A China poderá levar cerca de 40 anos para alcançar esse padrão de vida. Mas a velocidade com que vem fazendo isso é de tirar o fôlego. No começo do século, a China respondia por meros 4% da economia mundial em dólar. Hoje, sua fatia é de cerca de 12%. Os EUA caíram de pouco menos de um terço para apenas 20%.
Em algum momento da próxima década a China vai superar os EUA em dólar. Mas ela nunca poderá substituí-lo. E aí é que mora o perigo. Os EUA não terão mais a capacidade de manter a ordem mundial, enquanto que a China sempre terá uma falta de legitimidade. Além de ser uma autocracia, a China não foi construída com base na imigração e nunca tentou projetar valores universais. Já estamos nos estágios iniciais de um mundo econômico multipolarizado.
A ordem global imposta pelos EUA depois da Segunda Guerra Mundial foi erguida em torno das instituições internacionais que eles lançaram – a ONU, o Fundo Monetário Internacional (FMI), o Banco Mundial (Bird) e a Otan. Ela também foi fundada sobre sucessivos acordos comerciais globais que culminaram na Rodada Uruguai, de 1994.
Desde então os EUA não conseguem terminar uma nova rodada. A Rodada Doha está morta. As grandes iniciativas comerciais de Obama na Europa e no Pacífico estão soçobrando. Ambas foram lançadas por razões defensivas – a China não foi incluída na Parceria Transpacífico e a Rússia não faz parte das discussões transatlânticas. Mas os EUA não têm capacidade para prosseguir com elas.

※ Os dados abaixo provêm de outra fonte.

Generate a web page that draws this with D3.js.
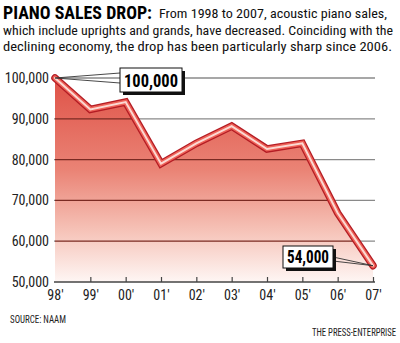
<!DOCTYPE html>
<html><head><meta charset="utf-8">
<script src="https://cdn.jsdelivr.net/npm/d3@7"></script>
<style>body{margin:0;background:#fff}svg{display:block}</style>
</head><body>
<svg id="c" width="400" height="343"></svg>
<script>
const years = ["98'","99'","00'","01'","02'","03'","04'","05'","06'","07'"];
const sales = [100000, 92300, 94100, 79000, 84000, 88200, 82600, 84000, 66900, 54000];
const yTicks = [50000, 60000, 70000, 80000, 90000, 100000];
const titleLines = ["From 1998 to 2007, acoustic piano sales,",
  "which include uprights and grands, have decreased. Coinciding with the",
  "declining economy, the drop has been particularly sharp since 2006."];
const callouts = [{i:0, label:"100,000"}, {i:9, label:"54,000"}];

const svg = d3.select("#c");
const FONT = "'Liberation Sans Narrow','Roboto Condensed','Arial Narrow','Liberation Sans',sans-serif";
const x = d3.scalePoint().domain(years).range([55, 373]);
const y = d3.scaleLinear().domain([50000, 100000]).range([282, 78]);

// title
svg.append("text").attr("x",3).attr("y",19).attr("font-family",FONT).attr("font-weight","bold")
  .attr("font-size",19).attr("textLength",149).attr("lengthAdjust","spacingAndGlyphs").text("PIANO SALES DROP:");
const tl = [{x:159,y:18,w:228},{x:3,y:34.5,w:390},{x:3,y:50.5,w:389}];
titleLines.forEach((t,k)=>{
  svg.append("text").attr("x",tl[k].x).attr("y",tl[k].y).attr("font-family",FONT).attr("font-size",13.5)
    .attr("fill","#111").attr("textLength",tl[k].w).attr("lengthAdjust","spacingAndGlyphs").text(t);
});

// gradient
const defs = svg.append("defs");
const g = defs.append("linearGradient").attr("id","fillg")
  .attr("gradientUnits","userSpaceOnUse").attr("x1",0).attr("y1",y(100000)).attr("x2",0).attr("y2",y(50000));
g.append("stop").attr("offset","0%").attr("stop-color","#df5247");
g.append("stop").attr("offset","45%").attr("stop-color","#ea8375");
g.append("stop").attr("offset","75%").attr("stop-color","#f6c3b8");
g.append("stop").attr("offset","100%").attr("stop-color","#fef6f4");

// gridlines (behind, gray)
svg.append("g").selectAll("line").data(yTicks.filter(v=>v>50000)).join("line")
  .attr("x1",54).attr("x2",375).attr("y1",d=>y(d)).attr("y2",d=>y(d))
  .attr("stroke","#8a8a8a").attr("stroke-width",1.3);

// area
const area = d3.area().x((d,i)=>x(years[i])).y0(y(50000)).y1(d=>y(d));
svg.append("path").datum(sales).attr("d",area).attr("fill","url(#fillg)");

// gridlines over area (dark red), clipped to area
defs.append("clipPath").attr("id","ac").append("path").datum(sales).attr("d",area);
svg.append("g").attr("clip-path","url(#ac)").selectAll("line").data(yTicks.filter(v=>v>50000)).join("line")
  .attr("x1",54).attr("x2",375).attr("y1",d=>y(d)).attr("y2",d=>y(d))
  .attr("stroke","#7a2a22").attr("stroke-width",1.3);

// y axis labels
svg.append("g").selectAll("text").data(yTicks).join("text")
  .attr("x",49).attr("y",d=>y(d)+5).attr("text-anchor","end").attr("font-family",FONT)
  .attr("font-size",14).attr("fill","#222").text(d3.format(","));

// x axis
const xa = svg.append("g").attr("transform",`translate(0,${y(50000)})`)
  .call(d3.axisBottom(x).tickSize(-5).tickPadding(10));
xa.select(".domain").attr("d",`M54,0H375`).attr("stroke","#444").attr("stroke-width",1.3);
xa.selectAll(".tick line").attr("stroke","#444").attr("stroke-width",1.2);
xa.selectAll(".tick").filter((d,i)=>i===0).select("line").remove();
xa.selectAll(".tick text").attr("font-family",FONT).attr("font-size",14).attr("fill","#222").attr("dy","0.55em");

// line tube
const line = d3.line().x((d,i)=>x(years[i])).y(d=>y(d));
[["#b41c24",7.5],["#ee6258",5],["#fbd9d3",2]].forEach(([c,w])=>{
  svg.append("path").datum(sales).attr("d",line).attr("fill","none").attr("stroke",c)
    .attr("stroke-width",w).attr("stroke-linejoin","miter").attr("stroke-linecap","round");
});

// callouts
const boxes = [{bx:120,by:68,bw:62,bh:24,ly:[73,83],side:"left",fs:19},
               {bx:283,by:246,bw:50,bh:22,ly:[257,261],side:"right",fs:18}];
callouts.forEach((c,k)=>{
  const b = boxes[k], px = x(years[c.i]), py = y(sales[c.i]);
  const ex = b.side==="left" ? b.bx : b.bx+b.bw;
  b.ly.forEach(ly=>svg.append("line").attr("x1",px).attr("y1",py).attr("x2",ex).attr("y2",ly)
    .attr("stroke","#333").attr("stroke-width",0.9));
  svg.append("rect").attr("x",b.bx+3).attr("y",b.by+3).attr("width",b.bw).attr("height",b.bh).attr("fill","#111");
  svg.append("rect").attr("x",b.bx).attr("y",b.by).attr("width",b.bw).attr("height",b.bh)
    .attr("fill","#fff").attr("stroke","#111").attr("stroke-width",1);
  svg.append("text").attr("x",b.bx+b.bw/2).attr("y",b.by+b.bh-5).attr("text-anchor","middle")
    .attr("font-family",FONT).attr("font-weight","bold").attr("font-size",b.fs)
    .attr("textLength",b.bw-8).attr("lengthAdjust","spacingAndGlyphs").text(c.label);
});

// footer
svg.append("text").attr("x",10).attr("y",323).attr("font-family",FONT).attr("font-size",11)
  .attr("fill","#222").attr("textLength",56).attr("lengthAdjust","spacingAndGlyphs").text("SOURCE: NAAM");
svg.append("text").attr("x",396).attr("y",336).attr("text-anchor","end").attr("font-family",FONT).attr("font-size",10.5)
  .attr("fill","#222").attr("textLength",84).attr("lengthAdjust","spacingAndGlyphs").text("THE PRESS-ENTERPRISE");
</script>
</body></html>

O mesmo se aplica à reforma do FMI. É um absurdo o voto da China no maior órgão econômico do mundo ter um peso de apenas 4% – menos de um terço de seu peso em dólar na economia mundial.
Países como Índia, México e Brasil também estão lamentavelmente subrepresentados: o peso do voto da Bélgica é maior que o de qualquer um deles. É compreensível eles estarem começando a se afastar das instituições que os EUA construíram.
A seu favor, Obama tem o fato de ter concluído as negociações de governança no FMI iniciadas por George W. Bush e de ter chegado a um acordo para aumentar a representação do mundo emergente. Mas até mesmo esse pequeno reposicionamento foi bloqueado pelo Congresso americano, que também está frustrando as iniciativas comerciais de Obama.
Os EUA estão se comportando como se fossem um país hegemônico em declínio: relutando em compartilhar o poder e ao mesmo tempo incapaz de impor soluções.
As mesmas influências são visíveis na postura dos Estados Unidos em relação às mudanças climáticas. O país mais rico do mundo firmou um acordo para subsidiar cortes nas emissões de carbono no mundo emergente. Mas a chamada estratégia "dinheiro por cortes" carece de um ingrediente vital – dinheiro.
Nem os EUA, nem seus parceiros surgirão com algo parecido com a ajuda climática de US$ 100 bilhões prometida nas discussões de Copenhague em 2009. Mais uma vez, o Congresso está bloqueando a liderança dos EUA. Obama está sem poder para fazer grande parte disso. Felizmente, China, Índia e outros países começam a perceber que a eficiência energética também está dentro de seus interesses. Mas eles estão fazendo mudanças por iniciativas próprias.
Os dados ainda não foram lançados. Os EUA têm mais cartas na manga do que qualquer outro país para definir como será o mundo multipolarizado. Eles têm mais legitimidade do que qualquer outro possível rival – em especial a China. Mas a capacidade americana de resolver esses enormes desafios está obstruída pela paralisia doméstica.
Essencial para isso é a queda da prosperidade da classe média americana – a base da força do país no mundo depois da Segunda Guerra. A crescente desigualdade econômica nos EUA e os efeitos políticos em Washington mataram o espírito de magnanimidade que definiu a liderança americana na Guerra Fria. É impossível quantificar essa perda, mas ela não deixa de ser menos real por isso.
Os EUA ainda têm força para estabelecer o tom do empenho global e negociar soluções que beneficiem a si próprios e o mundo. Mas isso vai exigir que os EUA recuperem o espírito do interesse próprio esclarecido que já definiu a nação. A nós resta torcer para que esse espírito esteja apenas adormecido, e não extinto.